I didn’t realize it until last night, when, after my conversation with my boyfriend and after we had fallen asleep in peace, I woke up at 5 am in the morning, sat up in bed, and began for the third time that day to cry uncontrollably. My heart is so weighted by the pain of this surgery and by the pain of so much else that I never truly got the chance to face or heal from. I just carry on, which is exactly what you are told to do when tragedy and pain strikes. But carrying on is not enough. I touch my stomach, and I swear to God I feel the hole left by the removal of my uterus. I feel the space, I feel the emptiness, and if I am not careful, it will consume the rest of me, until I feel nothing else but that.
I have to be honest; I don’t know what I need to heal. I do know compassion, care and kindness certainly help, and I’ve been lucky to get that from a few outstanding relationships I have. I try to remind myself that even if I didn’t have the surgery, the chance of me being able to have a child of my own was always slim, not to mention I have three congenital diseases, and while it is not an absolute fact that it would be passed to my children, that was not a risk I’d be willing to take. There was only a one-percent chance that I could have children, but now, that one-percent is a big fat zero that matches the new hole in the middle of me.
I also try to remind myself that while I will never have children from my own body, I can adopt them. While they may not look like me, maybe my daughters will pick up my love of music and writing, or maybe my sons will pick up my love for retro fashion and old television shows. Maybe my children, though they won’t come from my body, will still absorb all the love I am so willing to give, and while they won’t inherit my green eyes, maybe they will inherit my compassion and empathy and have it create a nest in their hearts. Maybe, just maybe, the fact that one dream has been stolen from me has made room for a different one that, on my journey towards healing, I will look forward to even more.

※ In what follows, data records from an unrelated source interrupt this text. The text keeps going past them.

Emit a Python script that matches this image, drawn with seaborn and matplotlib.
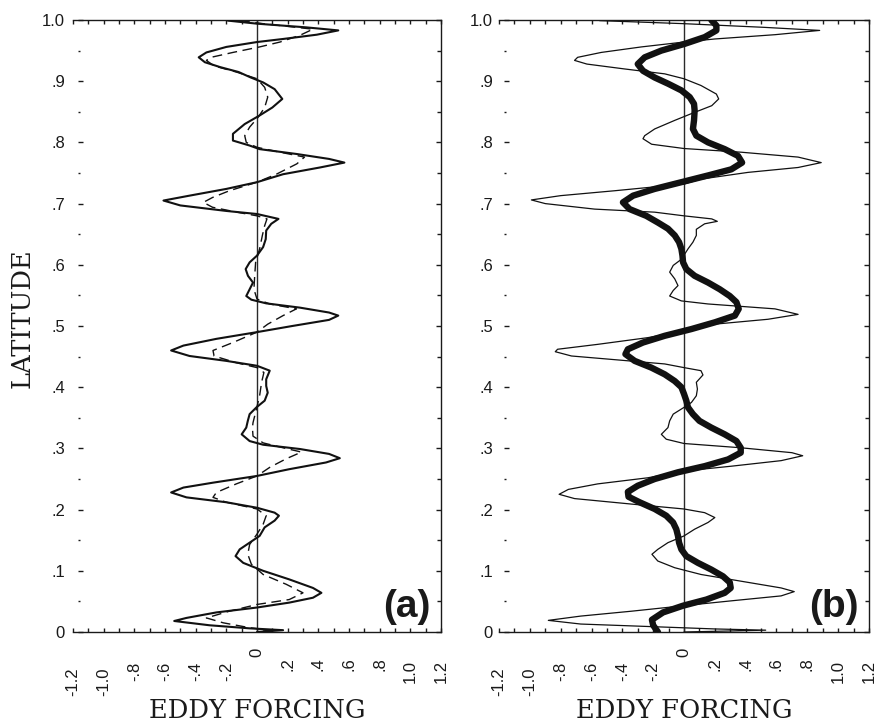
import numpy as np
import pandas as pd
import matplotlib
matplotlib.use("Agg")
import matplotlib.pyplot as plt
import matplotlib.transforms as mtransforms
import seaborn as sns

# ---- data (latitude, eddy forcing) ----
lat_a_solid = [0.999, 0.994, 0.988, 0.983, 0.976, 0.969, 0.964, 0.956, 0.947, 0.939, 0.931, 0.923, 0.915, 0.906,
               0.898, 0.887, 0.871, 0.857, 0.844, 0.830, 0.814, 0.803, 0.795, 0.789, 0.781, 0.773, 0.767, 0.759,
               0.748, 0.735, 0.724, 0.713, 0.705, 0.697, 0.688, 0.683, 0.675, 0.667, 0.656, 0.642, 0.629, 0.615,
               0.604, 0.593, 0.582, 0.571, 0.560, 0.549, 0.543, 0.537, 0.530, 0.522, 0.517, 0.510, 0.500, 0.490,
               0.479, 0.468, 0.460, 0.451, 0.443, 0.435, 0.427, 0.413, 0.402, 0.391, 0.378, 0.367, 0.356, 0.345,
               0.334, 0.323, 0.312, 0.306, 0.299, 0.291, 0.284, 0.277, 0.266, 0.255, 0.244, 0.236, 0.228, 0.220,
               0.212, 0.203, 0.195, 0.190, 0.182, 0.171, 0.157, 0.146, 0.135, 0.124, 0.113, 0.100, 0.086, 0.072,
               0.064, 0.056, 0.048, 0.040, 0.032, 0.023, 0.018, 0.011, 0.006, 0.003, 0.0]
val_a_solid = [-0.19, 0.0, 0.32, 0.53, 0.39, 0.17, 0.0, -0.2, -0.33, -0.38, -0.34, -0.24, -0.12, -0.04,
               0.04, 0.115, 0.165, 0.10, 0.017, -0.08, -0.157, -0.157, -0.05, 0.017, 0.26, 0.47, 0.57, 0.41,
               0.17, 0.0, -0.2, -0.44, -0.61, -0.50, -0.2, 0.0, 0.14, 0.093, 0.06, 0.057, 0.04, 0.0,
               -0.048, -0.074, -0.059, -0.026, -0.048, -0.07, -0.037, 0.06, 0.28, 0.47, 0.53, 0.47, 0.23, 0.0,
               -0.265, -0.48, -0.56, -0.44, -0.2, 0.0, 0.083, 0.06, 0.06, 0.07, 0.05, -0.004, -0.048, -0.06,
               -0.07, -0.1, -0.048, 0.04, 0.28, 0.47, 0.54, 0.45, 0.21, 0.0, -0.287, -0.48, -0.56, -0.46,
               -0.2, 0.0, 0.115, 0.143, 0.115, 0.05, 0.017, -0.048, -0.113, -0.14, -0.09, 0.04, 0.21, 0.365,
               0.42, 0.365, 0.21, 0.0, -0.265, -0.46, -0.54, -0.31, -0.05, 0.17, 0.0]

lat_a_dash = [0.999, 0.994, 0.985, 0.975, 0.964, 0.956, 0.947, 0.939, 0.934, 0.925, 0.915, 0.904, 0.890, 0.874,
              0.857, 0.841, 0.825, 0.811, 0.800, 0.792, 0.784, 0.776, 0.765, 0.748, 0.735, 0.721, 0.710, 0.702,
              0.694, 0.685, 0.680, 0.675, 0.664, 0.648, 0.626, 0.604, 0.582, 0.560, 0.544, 0.536, 0.528, 0.517,
              0.503, 0.490, 0.473, 0.460, 0.451, 0.440, 0.432, 0.424, 0.408, 0.386, 0.364, 0.342, 0.334, 0.320,
              0.309, 0.301, 0.294, 0.283, 0.269, 0.255, 0.242, 0.228, 0.220, 0.212, 0.201, 0.190, 0.176, 0.160,
              0.143, 0.127, 0.111, 0.094, 0.078, 0.064, 0.053, 0.045, 0.034, 0.023, 0.015, 0.007, 0.003, 0.0]
val_a_dash = [-0.11, 0.04, 0.365, 0.28, 0.15, 0.017, -0.157, -0.3, -0.33, -0.28, -0.135, 0.0, 0.05, 0.07,
              0.05, 0.007, -0.048, -0.08, -0.07, 0.0, 0.15, 0.31, 0.26, 0.126, 0.0, -0.18, -0.29, -0.35,
              -0.29, -0.11, 0.0, 0.065, 0.05, 0.035, 0.017, -0.009, -0.015, -0.02, 0.0, 0.083, 0.257, 0.17,
              0.07, 0.0, -0.157, -0.287, -0.28, -0.135, 0.0, 0.045, 0.03, 0.017, -0.004, -0.026, -0.03, -0.026,
              0.04, 0.17, 0.29, 0.19, 0.083, 0.0, -0.135, -0.265, -0.287, -0.2, 0.0, 0.06, 0.04, 0.0,
              -0.048, -0.06, -0.037, 0.04, 0.19, 0.3, 0.21, 0.0, -0.18, -0.33, -0.22, -0.048, 0.08, 0.0]

lat_b_thin = [0.999, 0.994, 0.988, 0.983, 0.976, 0.969, 0.964, 0.956, 0.947, 0.939, 0.934, 0.928, 0.920, 0.912,
              0.904, 0.893, 0.879, 0.871, 0.860, 0.847, 0.836, 0.822, 0.811, 0.806, 0.797, 0.790, 0.784, 0.776,
              0.767, 0.759, 0.751, 0.740, 0.732, 0.721, 0.713, 0.706, 0.700, 0.691, 0.686, 0.680, 0.675, 0.671,
              0.667, 0.658, 0.648, 0.637, 0.626, 0.609, 0.599, 0.588, 0.577, 0.566, 0.558, 0.549, 0.541, 0.536,
              0.528, 0.519, 0.511, 0.503, 0.492, 0.481, 0.470, 0.462, 0.458, 0.451, 0.445, 0.438, 0.432, 0.427,
              0.420, 0.408, 0.397, 0.386, 0.375, 0.367, 0.356, 0.345, 0.334, 0.323, 0.315, 0.308, 0.301, 0.293,
              0.288, 0.280, 0.271, 0.263, 0.252, 0.242, 0.233, 0.225, 0.218, 0.209, 0.201, 0.195, 0.187, 0.179,
              0.168, 0.157, 0.146, 0.135, 0.127, 0.116, 0.105, 0.094, 0.083, 0.072, 0.066, 0.059, 0.051, 0.043,
              0.034, 0.026, 0.019, 0.013, 0.008, 0.005, 0.003, 0.0]
val_b_thin = [-0.548, 0.0, 0.52, 0.88, 0.59, 0.2, 0.0, -0.277, -0.537, -0.69, -0.71, -0.63, -0.385, -0.125,
              0.0, 0.11, 0.21, 0.225, 0.18, 0.048, -0.06, -0.19, -0.255, -0.266, -0.21, 0.0, 0.37, 0.74,
              0.89, 0.74, 0.415, 0.11, 0.0, -0.45, -0.8, -0.99, -0.9, -0.58, -0.19, 0.0, 0.18, 0.216,
              0.134, 0.08, 0.08, 0.058, 0.026, -0.017, -0.07, -0.093, -0.06, -0.039, -0.07, -0.093, -0.017, 0.156,
              0.59, 0.74, 0.545, 0.2, 0.0, -0.234, -0.56, -0.82, -0.835, -0.73, -0.45, -0.125, 0.0, 0.11,
              0.123, 0.08, 0.087, 0.08, 0.048, 0.0, -0.07, -0.093, -0.104, -0.147, -0.115, 0.0, 0.37, 0.70,
              0.77, 0.63, 0.31, 0.0, -0.234, -0.56, -0.75, -0.81, -0.71, -0.34, 0.0, 0.134, 0.2, 0.156,
              0.069, 0.0, -0.104, -0.17, -0.208, -0.17, -0.06, 0.11, 0.37, 0.63, 0.715, 0.63, 0.31, 0.0,
              -0.34, -0.67, -0.88, -0.67, -0.125, 0.2, 0.53, 0.0]

lat_b_thick = [1.0, 0.991, 0.983, 0.972, 0.961, 0.950, 0.939, 0.928, 0.917, 0.906, 0.896, 0.885, 0.874, 0.863,
               0.852, 0.836, 0.822, 0.811, 0.800, 0.789, 0.778, 0.767, 0.756, 0.746, 0.735, 0.724, 0.713, 0.702,
               0.691, 0.680, 0.669, 0.659, 0.648, 0.637, 0.626, 0.615, 0.604, 0.593, 0.582, 0.571, 0.560, 0.549,
               0.539, 0.528, 0.517, 0.506, 0.495, 0.484, 0.473, 0.462, 0.454, 0.443, 0.432, 0.421, 0.410, 0.400,
               0.389, 0.378, 0.367, 0.356, 0.345, 0.334, 0.323, 0.312, 0.301, 0.293, 0.282, 0.271, 0.261, 0.250,
               0.239, 0.229, 0.221, 0.212, 0.201, 0.190, 0.179, 0.168, 0.157, 0.146, 0.135, 0.124, 0.113, 0.102,
               0.091, 0.081, 0.072, 0.064, 0.053, 0.043, 0.032, 0.020, 0.011, 0.0]
val_b_thick = [0.177, 0.21, 0.21, 0.134, 0.004, -0.147, -0.255, -0.30, -0.266, -0.19, -0.104, -0.017, 0.037, 0.065,
               0.069, 0.065, 0.058, 0.08, 0.156, 0.264, 0.35, 0.377, 0.307, 0.156, -0.017, -0.19, -0.33, -0.396,
               -0.353, -0.245, -0.169, -0.104, -0.06, -0.032, -0.017, -0.01, -0.006, 0.015, 0.069, 0.156, 0.232, 0.297,
               0.34, 0.355, 0.33, 0.2, 0.048, -0.125, -0.266, -0.364, -0.38, -0.32, -0.212, -0.125, -0.06, -0.017,
               0.0, 0.015, 0.026, 0.058, 0.1, 0.177, 0.264, 0.34, 0.368, 0.368, 0.286, 0.134, -0.039, -0.19,
               -0.30, -0.364, -0.36, -0.288, -0.19, -0.115, -0.071, -0.05, -0.039, -0.032, -0.017, 0.015, 0.09, 0.177,
               0.253, 0.297, 0.303, 0.264, 0.145, -0.006, -0.136, -0.208, -0.2, -0.169]

x_tick_values = [-1.2, -1.0, -0.8, -0.6, -0.4, -0.2, 0.0, 0.2, 0.4, 0.6, 0.8, 1.0, 1.2]
x_tick_labels = ["-1.2", "-1.0", "-.8", "-.6", "-.4", "-.2", "0", ".2", ".4", ".6", ".8", "1.0", "1.2"]
y_tick_values = [0.0, 0.1, 0.2, 0.3, 0.4, 0.5, 0.6, 0.7, 0.8, 0.9, 1.0]
y_tick_labels = ["0", ".1", ".2", ".3", ".4", ".5", ".6", ".7", ".8", ".9", "1.0"]
panel_labels = ["(a)", "(b)"]

# vertical drop (px) of each rotated x label below the axis (the scanned original is uneven)
X_LABEL_DROP = [35, 35, 30, 30, 30, 30, 16, 25, 25, 25, 25, 28, 28]

sns.set_style("ticks")
plt.rcParams["font.family"] = ["Liberation Sans", "DejaVu Sans"]

DPI = 100
W, H = 876, 726
fig = plt.figure(figsize=(W / DPI, H / DPI), dpi=DPI)
ax_a = fig.add_axes([73 / W, 1 - 632 / H, 368 / W, 612 / H])
ax_b = fig.add_axes([499 / W, 1 - 632 / H, 370 / W, 612 / H])


def style_axis(ax, label_pad):
    ax.set_xlim(-1.2, 1.2)
    ax.set_ylim(0, 1)
    ax.axvline(0, color="#2a2a2a", lw=1.0, zorder=1)
    for side in ["top", "bottom", "right"]:
        ax.spines[side].set_linewidth(1.0)
        ax.spines[side].set_color("#1a1a1a")
    ax.spines["left"].set_visible(False)
    ax.spines["left"].set_position(("outward", -3.6))

    ax.set_xticks(np.arange(-1.2, 1.21, 0.1))
    ax.tick_params(axis="x", which="both", direction="in", top=True, bottom=True,
                   length=3.2, width=1.0, color="#1a1a1a", labelbottom=False)

    ax.set_yticks(y_tick_values)
    ax.set_yticklabels(y_tick_labels)
    ax.set_yticks(np.arange(0.05, 1.0, 0.1), minor=True)
    ax.tick_params(axis="y", which="major", direction="in", left=True, right=True,
                   length=3.6, width=1.0, color="#1a1a1a", labelsize=12, pad=label_pad,
                   labelcolor="#1a1a1a")
    ax.tick_params(axis="y", which="minor", direction="in", left=True, right=True,
                   length=1.5, width=1.0, color="#1a1a1a")
    # right-side minor ticks are full length in the original
    for t in ax.yaxis.get_minor_ticks():
        t.tick2line.set_markersize(3.2)

    trans = mtransforms.blended_transform_factory(ax.transData, ax.transAxes)
    for xv, lab, drop in zip(x_tick_values, x_tick_labels, X_LABEL_DROP):
        off = mtransforms.ScaledTranslation(0, -drop / DPI, fig.dpi_scale_trans)
        ax.text(xv, 0, lab, transform=trans + off, rotation=90, ha="center", va="top",
                fontsize=12, color="#1a1a1a")

    ax.set_xlabel("")
    ax.set_ylabel("")


# panel (a): two eddy forcing estimates, solid and dashed
df_a1 = pd.DataFrame({"lat": lat_a_solid, "forcing": val_a_solid})
df_a2 = pd.DataFrame({"lat": lat_a_dash, "forcing": val_a_dash})
sns.lineplot(data=df_a1, x="forcing", y="lat", sort=False, estimator=None, color="#111111",
             lw=1.5, ax=ax_a, zorder=3, solid_joinstyle="round")
sns.lineplot(data=df_a2, x="forcing", y="lat", sort=False, estimator=None, color="#111111",
             lw=1.0, ax=ax_a, zorder=2)
ax_a.lines[-1].set_dashes([7, 4])
style_axis(ax_a, 9.4)

# panel (b): thin full forcing and thick smoothed forcing
df_b1 = pd.DataFrame({"lat": lat_b_thin, "forcing": val_b_thin})
df_b2 = pd.DataFrame({"lat": lat_b_thick, "forcing": val_b_thick})
sns.lineplot(data=df_b1, x="forcing", y="lat", sort=False, estimator=None, color="#111111",
             lw=0.9, ax=ax_b, zorder=2, solid_joinstyle="round")
sns.lineplot(data=df_b2, x="forcing", y="lat", sort=False, estimator=None, color="#111111",
             lw=4.6, ax=ax_b, zorder=3, solid_capstyle="round", solid_joinstyle="round")
style_axis(ax_b, 8.0)

for ax, lab in zip([ax_a, ax_b], panel_labels):
    ax.text(0.972, 0.012, lab, transform=ax.transAxes, ha="right", va="bottom",
            fontsize=28, fontweight="bold", color="#1a1a1a")

serif = ["DejaVu Serif"]
for xc in [257, 684]:
    fig.text(xc / W, 1 - 711 / H, "EDDY FORCING", ha="center", va="center", fontsize=18.5,
             family=serif, color="#1a1a1a")
fig.text(22 / W, 1 - 318 / H, "LATITUDE", ha="center", va="center", rotation=90, fontsize=18.5,
         family=serif, color="#1a1a1a")

fig.savefig("out.png", dpi=DPI)
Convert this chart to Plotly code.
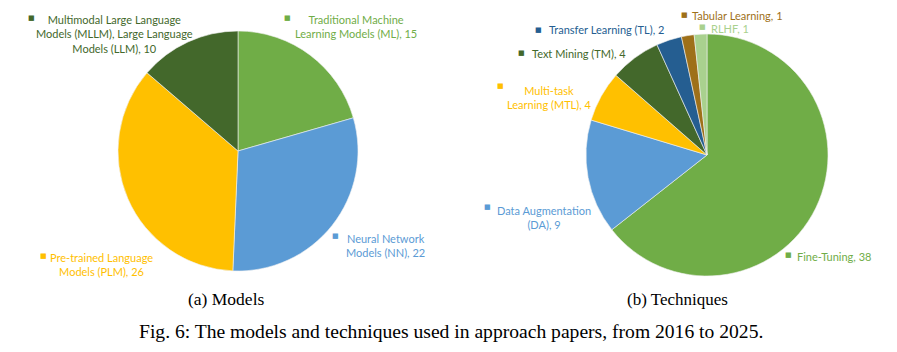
import plotly.graph_objects as go

# Models pie
model_labels = ["Traditional Machine<br>Learning Models (ML)", "Neural Network<br>Models (NN)",
                "Pre-trained Language<br>Models (PLM)",
                "Multimodal Large Language<br>Models (MLLM), Large Language<br>Models (LLM)"]
model_values = [15, 22, 26, 10]
model_colors = ["#70AD47", "#5B9BD5", "#FFC000", "#43682B"]

# Techniques pie
tech_labels = ["Fine-Tuning", "Data Augmentation<br>(DA)", "Multi-task<br>Learning (MTL)",
               "Text Mining (TM)", "Transfer Learning (TL)", "Tabular Learning", "RLHF"]
tech_values = [38, 9, 4, 4, 2, 1, 1]
tech_colors = ["#70AD47", "#5B9BD5", "#FFC000", "#43682B", "#255E91", "#9E7019", "#A9D18E"]

W, H = 897, 352

def px(x):
    return x / W

def py(y):
    return 1 - y / H

fig = go.Figure()
fig.add_trace(go.Pie(values=model_values, labels=model_labels, marker=dict(colors=model_colors, line=dict(color="#f2f2f2", width=0.6)),
                     sort=False, direction="clockwise", textinfo="none", hoverinfo="label+value",
                     domain=dict(x=[px(118), px(358)], y=[py(271), py(31)]), showlegend=False))
fig.add_trace(go.Pie(values=tech_values, labels=tech_labels, marker=dict(colors=tech_colors, line=dict(color="#f2f2f2", width=0.6)),
                     sort=False, direction="clockwise", textinfo="none", hoverinfo="label+value",
                     domain=dict(x=[px(586), px(828)], y=[py(276), py(34)]), showlegend=False))

FONT = "Lato"
FS = 11

def label(text, value, color, tx, ty, mx, my, anchor="center"):
    fig.add_annotation(x=px(tx), y=py(ty), xref="paper", yref="paper", text=f"{text}, {value}",
                       showarrow=False, xanchor=anchor, yanchor="middle", align="center",
                       font=dict(family=FONT, size=FS, color=color))
    fig.add_annotation(x=px(mx), y=py(my), xref="paper", yref="paper", text="■", showarrow=False,
                       xanchor="center", yanchor="middle", font=dict(family="DejaVu Sans", size=7, color=color))

# model labels: (text center x, center y, marker x, marker y)
model_pos = [(356, 27, 287, 18, "center"), (385, 245, 335, 236, "center"),
             (101, 264, 43, 256, "center"), (114, 34, 31, 18, "center")]
for lab, val, col, p in zip(model_labels, model_values, model_colors, model_pos):
    label(lab, val, col, p[0], p[1], p[2], p[3], p[4])

tech_pos = [(795, 256, 788, 255, "left"), (544, 218, 487, 207, "center"), (549, 97, 500, 86, "center"),
            (530, 53, 521, 53, "left"), (547, 30, 538, 30, "left"), (690, 16, 684, 15, "left"),
            (709, 28, 702, 27, "left")]
for lab, val, col, p in zip(tech_labels, tech_values, tech_colors, tech_pos):
    label(lab, val, col, p[0], p[1], p[2], p[3], p[4])

# captions
for txt, x, y, s in [("(a) Models", 226, 299, 17.5), ("(b) Techniques", 677, 299, 17),
                     ("Fig. 6: The models and techniques used in approach papers, from 2016 to 2025.", 451, 331, 19.6)]:
    fig.add_annotation(x=px(x), y=py(y), xref="paper", yref="paper", text=txt, showarrow=False,
                       xanchor="center", yanchor="middle", font=dict(family="Liberation Serif", size=s, color="#000"))

fig.update_layout(width=W, height=H, margin=dict(l=0, r=0, t=0, b=0), paper_bgcolor="white",
                  plot_bgcolor="white")
fig.write_html("out.html")
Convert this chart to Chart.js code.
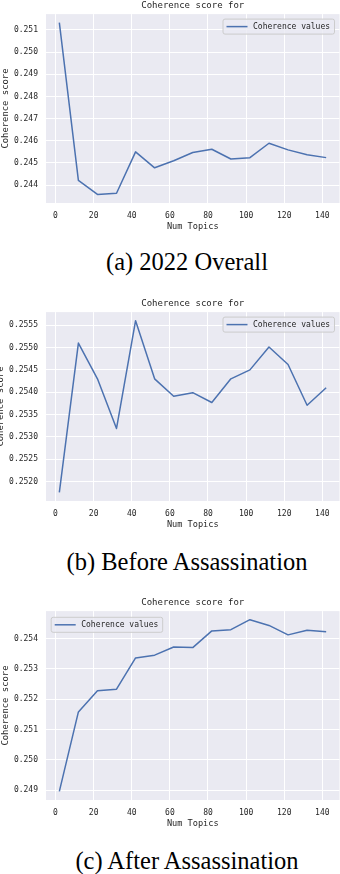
<!DOCTYPE html>
<html><head><meta charset="utf-8">
<script src="https://cdn.jsdelivr.net/npm/chart.js@4/dist/chart.umd.min.js"></script>
<style>
html,body{margin:0;padding:0;background:#fff}
body{width:340px;height:874px;position:relative;overflow:hidden}
.c{position:absolute;left:0;width:340px;height:232px}
.cap{position:absolute;left:17px;width:340px;text-align:center;font-family:"Liberation Serif","Times New Roman",serif;font-size:24.5px;color:#000;line-height:28px;white-space:nowrap}
</style></head><body>
<div class="c" style="top:0"><canvas id="c1" width="340" height="232"></canvas></div>
<div class="cap" style="top:248px">(a) 2022 Overall</div>
<div class="c" style="top:298px"><canvas id="c2" width="340" height="232"></canvas></div>
<div class="cap" style="top:548px">(b) Before Assassination</div>
<div class="c" style="top:597px"><canvas id="c3" width="340" height="232"></canvas></div>
<div class="cap" style="top:847px">(c) After Assassination</div>
<script>
// ---- data ----
const topics = [2, 12, 22, 32, 42, 52, 62, 72, 82, 92, 102, 112, 122, 132, 142];
const overall = [0.25133, 0.24421, 0.24358, 0.24363, 0.24550, 0.24478, 0.24510, 0.24547, 0.24562, 0.24518, 0.24524, 0.24589, 0.24559, 0.24537, 0.24524];
const before  = [0.25176, 0.25510, 0.25430, 0.25319, 0.25560, 0.25430, 0.25391, 0.25399, 0.25377, 0.25430, 0.25450, 0.25501, 0.25462, 0.25371, 0.25410];
const after   = [0.24896, 0.25158, 0.25228, 0.25233, 0.25336, 0.25345, 0.25372, 0.25370, 0.25425, 0.25429, 0.25462, 0.25443, 0.25412, 0.25427, 0.25422];
const xTicks = [0, 20, 40, 60, 80, 100, 120, 140];
const yTicksA = [0.244, 0.245, 0.246, 0.247, 0.248, 0.249, 0.250, 0.251];
const yTicksB = [0.2520, 0.2525, 0.2530, 0.2535, 0.2540, 0.2545, 0.2550, 0.2555];
const yTicksC = [0.249, 0.250, 0.251, 0.252, 0.253, 0.254];
const chartTitle = "Coherence score for";
const seriesLabel = "Coherence values";
const xTitle = "Num Topics";
const yTitle = "Coherence score";

const MONO = '"DejaVu Sans Mono", monospace';
const TXT = '#262626';
Chart.defaults.color = TXT;

function limits(arr) {
  const mn = Math.min(...arr), mx = Math.max(...arr), m = (mx - mn) * 0.05;
  return [mn - m, mx + m];
}

const bgPlugin = {
  id: 'bg',
  beforeDraw(chart) {
    const {ctx, chartArea: a} = chart;
    ctx.save();
    ctx.fillStyle = '#EAEAF2';
    ctx.fillRect(a.left, a.top, a.right - a.left, a.bottom - a.top);
    ctx.restore();
  }
};

const legendPlugin = {
  id: 'inlegend',
  afterDatasetsDraw(chart, args, opts) {
    const {ctx, chartArea: a} = chart;
    const w = 111.5, h = 15;
    const x = opts.side === 'left' ? a.left + 4.7 : a.right - 5.5 - w;
    const y = opts.side === 'left' ? a.top + 5.7 : a.top + 4.5;
    ctx.save();
    ctx.beginPath();
    if (ctx.roundRect) ctx.roundRect(x + 0.5, y + 0.5, w, h, 2); else ctx.rect(x + 0.5, y + 0.5, w, h);
    ctx.fillStyle = 'rgba(234,234,242,0.8)';
    ctx.fill();
    ctx.strokeStyle = '#CCCCCC';
    ctx.lineWidth = 1;
    ctx.stroke();
    const cy = y + h / 2 + 0.5;
    ctx.beginPath();
    ctx.moveTo(x + 4, cy);
    ctx.lineTo(x + 25, cy);
    ctx.strokeStyle = '#4C72B0';
    ctx.lineWidth = 1.5;
    ctx.stroke();
    ctx.fillStyle = TXT;
    ctx.font = '8px ' + MONO;
    ctx.textBaseline = 'middle';
    ctx.textAlign = 'left';
    ctx.fillText(chart.data.datasets[0].label, x + 30.5, cy);
    ctx.restore();
  }
};

function makeChart(id, values, yTicks, dec, legendSide, yTitlePad) {
  const [ymin, ymax] = limits(values);
  const [xmin, xmax] = limits(topics);
  return new Chart(document.getElementById(id), {
    type: 'line',
    data: {
      datasets: [{
        label: seriesLabel,
        data: topics.map((t, i) => ({x: t, y: values[i]})),
        borderColor: '#4C72B0',
        backgroundColor: '#4C72B0',
        borderWidth: 1.5,
        pointRadius: 0,
        tension: 0,
        fill: false,
        borderJoinStyle: 'round'
      }]
    },
    options: {
      responsive: false,
      animation: false,
      devicePixelRatio: 1,
      layout: {padding: {left: 0, right: 0.5, top: 0, bottom: 0}},
      plugins: {
        legend: {display: false},
        tooltip: {enabled: false},
        title: {
          display: true, text: chartTitle, color: TXT, fullSize: false,
          font: {family: MONO, size: 9, weight: 'normal'},
          padding: {top: 0.5, bottom: 2.8}
        },
        inlegend: {side: legendSide}
      },
      scales: {
        x: {
          type: 'linear', min: xmin, max: xmax,
          afterBuildTicks: s => { s.ticks = xTicks.map(v => ({value: v})); },
          afterFit: s => { s.height = 29; },
          grid: {color: '#FFFFFF', lineWidth: 1, drawTicks: false},
          border: {display: false},
          ticks: {font: {family: MONO, size: 8}, color: TXT, padding: 8.5, maxRotation: 0, includeBounds: false,
                  callback: v => String(v)},
          title: {display: true, text: xTitle, color: TXT, font: {family: MONO, size: 8.6}, padding: {top: 1, bottom: 0}}
        },
        y: {
          type: 'linear', min: ymin, max: ymax,
          afterBuildTicks: s => { s.ticks = yTicks.map(v => ({value: v})); },
          afterFit: s => { s.width = 46; },
          grid: {color: '#FFFFFF', lineWidth: 1, drawTicks: false},
          border: {display: false},
          ticks: {font: {family: MONO, size: 8}, color: TXT, padding: 8, includeBounds: false,
                  callback: v => Number(v).toFixed(dec)},
          title: {display: true, text: yTitle, color: TXT, font: {family: MONO, size: 8.9}, padding: {top: yTitlePad, bottom: 0}}
        }
      }
    },
    plugins: [bgPlugin, legendPlugin]
  });
}

makeChart('c1', overall, yTicksA, 3, 'right', 0);
makeChart('c2', before, yTicksB, 4, 'right', -4.5);
makeChart('c3', after, yTicksC, 3, 'left', 0);
</script>
</body></html>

I don’t regret having my surgery. But just because I don’t regret it, doesn’t mean it doesn’t hurt any less that I had to have it. I still get ghost pains in my abdomen, and that week in the hospital comes rushing back towards me. It scares me. Through the years I hope the pain fades, along with my longing, my heartbreak, and my sorrow. But right now, every breath I take stings, every smile I flash is laced with sadness. My heart is mourning, my brain is scrambling. My body doesn’t quite know what to do with itself. But, as one of my favorite authors, John Green, says, “pain demands to be felt,” and this pain is screaming out bloody murder to get my attention. I apologize with the utmost sincerity possible to my soul for not listening. I am listening now. I hear you.
Oh baby, show me a sign, send up a signal that everything’s fine.
Come on, slide up right here by my side, you know that I, I wanna rest in your light.